Non erano forse pelati (va da sé che inclusi sono gli stempiati) Socrate o Shakespeare? Giulio Cesare o Cezanne?
E non si può certo dire che Sean Connery (da agente 007 indossava un toupet), William Hurt e Luca Zingaretti (l’apoteosi) non siano sexy!
«Uno studio sulla calvizie è uno studio sulla natura umana — premette lo scrittore —. La superficialità e la vanità sono sotto gli occhi di tutti e in ogni dove. L’illusione di chi è convinto che sia impossibile individuare la sua parrucca o il suo riportino è al tempo stesso esilarante e deprimente».
E siccome le statistiche vanno per assonanza (tre trentenni su dieci sono calvi e stanno perdendo i capelli; poi quattro quarantenni sui dieci; cinque cinquantenni su dieci e così via) Baldwin ha deciso che raccontare le storie dei pelati più famosi al mondo, gli aneddoti, gli errori e le leggende fosse il modo migliore per arrivare ai quaranta validi motivi per andare fieri della propria pelata.
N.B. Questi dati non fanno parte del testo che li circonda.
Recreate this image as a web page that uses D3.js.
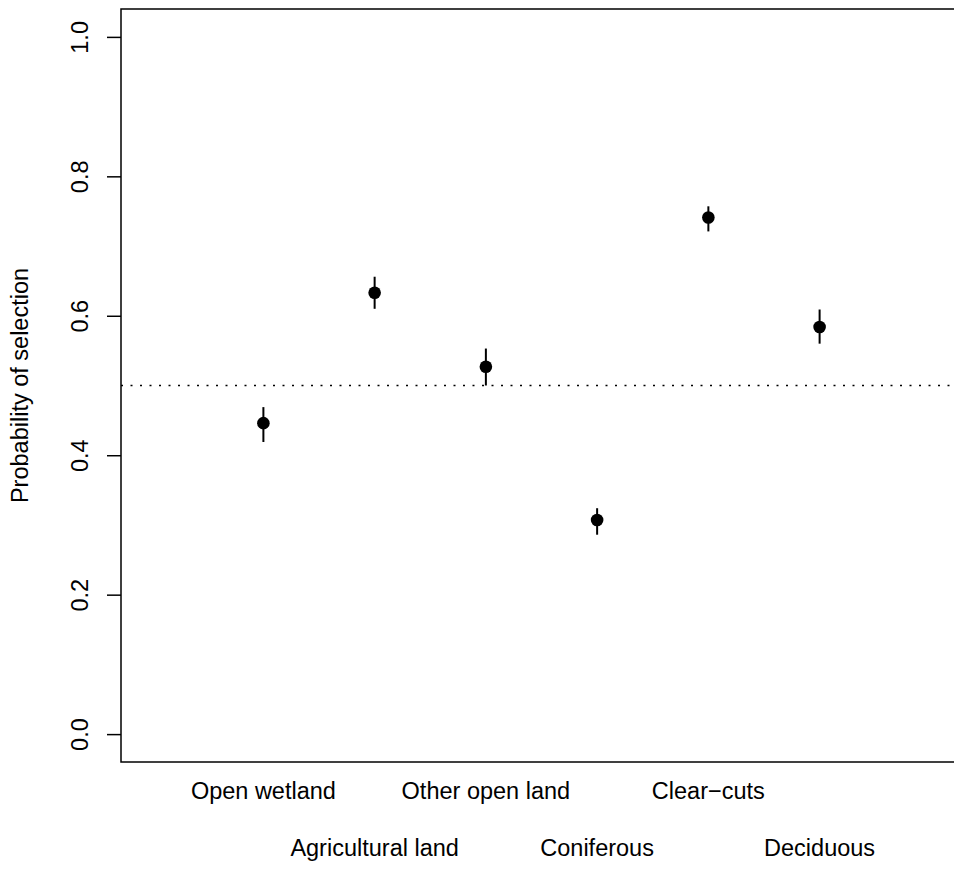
<!DOCTYPE html>
<html>
<head>
<meta charset="utf-8">
<script src="https://cdn.jsdelivr.net/npm/d3@7"></script>
<style>
  body { margin: 0; background: #fff; }
  svg { display: block; font-family: "Liberation Sans", Arial, sans-serif; }
</style>
</head>
<body>
<div id="chart"></div>
<script>
// habitat categories and estimates
const habitats = ["Open wetland", "Agricultural land", "Other open land", "Coniferous", "Clear\u2212cuts", "Deciduous"];
const estimate = [0.446, 0.633, 0.527, 0.307, 0.741, 0.584];
const lower = [0.419, 0.610, 0.500, 0.286, 0.721, 0.560];
const upper = [0.469, 0.656, 0.553, 0.324, 0.757, 0.609];
const yTicks = [0, 0.2, 0.4, 0.6, 0.8, 1.0];
const refLevel = 0.5;

const width = 954, height = 880;
const plot = { left: 121, top: 9, right: 962, bottom: 762 };
const fontSize = "23.5px";

const svg = d3.select("#chart").append("svg")
    .attr("width", width)
    .attr("height", height);

// R style: xlim 0..7, ylim 0..1, each padded 4%
const x = d3.scaleLinear().domain([-0.28, 7.28]).range([plot.left, plot.right]);
const y = d3.scaleLinear().domain([-0.04, 1.04]).range([plot.bottom, plot.top]);

// reference line at 0.5
svg.append("line")
    .attr("x1", plot.left).attr("x2", plot.right)
    .attr("y1", y(refLevel)).attr("y2", y(refLevel))
    .attr("stroke", "#000")
    .attr("stroke-width", 1.5)
    .attr("stroke-dasharray", "2,7.5");

// error bars
svg.append("g").selectAll("line")
    .data(habitats)
    .join("line")
    .attr("x1", (d, i) => x(i + 1))
    .attr("x2", (d, i) => x(i + 1))
    .attr("y1", (d, i) => y(lower[i]))
    .attr("y2", (d, i) => y(upper[i]))
    .attr("stroke", "#000")
    .attr("stroke-width", 2);

// points
svg.append("g").selectAll("circle")
    .data(habitats)
    .join("circle")
    .attr("cx", (d, i) => x(i + 1))
    .attr("cy", (d, i) => y(estimate[i]))
    .attr("r", 6.3)
    .attr("fill", "#000");

// y axis
svg.append("g")
    .attr("transform", `translate(${plot.left},0)`)
    .call(d3.axisLeft(y).tickValues(yTicks).tickFormat(d3.format(".1f")).tickSize(14).tickPadding(0))
    .call(g => g.select(".domain").remove())
    .call(g => g.selectAll(".tick line").attr("stroke", "#000").attr("stroke-width", 1.5))
    .call(g => g.selectAll(".tick text")
        .attr("x", 0).attr("dy", 0)
        .attr("transform", "translate(-41,0) rotate(-90)")
        .attr("text-anchor", "middle")
        .attr("dominant-baseline", "central")
        .attr("fill", "#000")
        .attr("font-size", fontSize));

// box (right side falls off the canvas)
svg.append("rect")
    .attr("x", plot.left).attr("y", plot.top)
    .attr("width", plot.right - plot.left)
    .attr("height", plot.bottom - plot.top)
    .attr("fill", "none")
    .attr("stroke", "#000")
    .attr("stroke-width", 1.5);

// x labels, alternating rows
svg.append("g").selectAll("text")
    .data(habitats)
    .join("text")
    .attr("x", (d, i) => x(i + 1))
    .attr("y", (d, i) => i % 2 === 0 ? 799 : 856)
    .attr("text-anchor", "middle")
    .attr("font-size", fontSize)
    .attr("fill", "#000")
    .text(d => d);

// y title
svg.append("text")
    .attr("transform", `translate(28,${(plot.top + plot.bottom) / 2}) rotate(-90)`)
    .attr("text-anchor", "middle")
    .attr("font-size", fontSize)
    .attr("fill", "#000")
    .text("Probability of selection");
</script>
</body>
</html>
A cominciare dal fatto che (al contrario di quanto pensano i signori) nessuno riesce mai a capire l’età dei calvi; che ci si guadagna in sicurezza e accettazione di sé; che è igienicamente più facile curarsi; che la «piazza pulita» incute rispetto; che è più semplice da baciare; che non si perde più tempo dai parrucchieri chiacchieroni; che i malocchi stanno lontani.
Trapianti e riporti, però, in politica. E qualche calvo coraggioso (da Churchill a Mitterrand). «Ma non, ahimè, in Usa», dice Baldwin. Oltreoceano vale sempre la legge di Noble («The hirsute tradition in American Politics»): «A pari condizioni, un calvo non potrà mai essere eletto presidente degli Stati Uniti». Tanto è vero che nel ’72 George McGovern non riuscì a battere Richard Nixon: si ritirò quando scoprirono che indossava un toupet.
E dovettero faticare non poco Carter e Clinton per ricreare l’immagine giovanile e vigorosa di una chioma alla John F. Kennedy. Fissazione tutta americana quella dei capelli se è vero che fra i divi c’è persino chi si attaccò la parrucca col mastice (Tony Curtis) o chi, non contento del riporto, si fece ritoccare (Kevin Costner in «Guardia del corpo») al computer le piazze! Ma la «modernità» è Bruce Willis che dichiara in tv: «La calvizie è il modo in cui Dio ti fa vedere che sei solo un essere umano».
Dall’antichità si è data ogni tipo di colpa alla perdita dei capelli che in realtà ha a che fare con una combinazione fra testosterone ed ereditarietà. Ma nei secoli sono stati accusati: il sesso (il troppo — dicevano — fa cadere le chiome perché toglie calore al bulbo); l’intelligenza (i cervelli sviluppati o in attività premono e non permettono una buona irrorazione, sempre al bulbo); le dieta (ora troppa carne, ora troppa verdura); l’empietà (per via del fatto che le guide religiose avessero sempre chiome rigogliose!); gli choc (questo è vero ma si tratta di «alopecie» particolari); il riso (inteso ridere, perché negli anni Cinquanta gli studiosi avevano notato che le scimmie avevano facce statiche sì, ma pelose)! I rimedi? Fra i più terrificanti: dagli sterchi vari, alle leccate di mucca, al latte di pipistrello, alle ragnatele, alla pipì sino al cerume. E poi ortiche, bacche di mirra, denti di cavallo tostati, serpenti, lanolina, fulmini (sì, fulmini) e paraffina. Giusto per ricordarne qualcuno. Oggi? Ma non era che calvo è bello?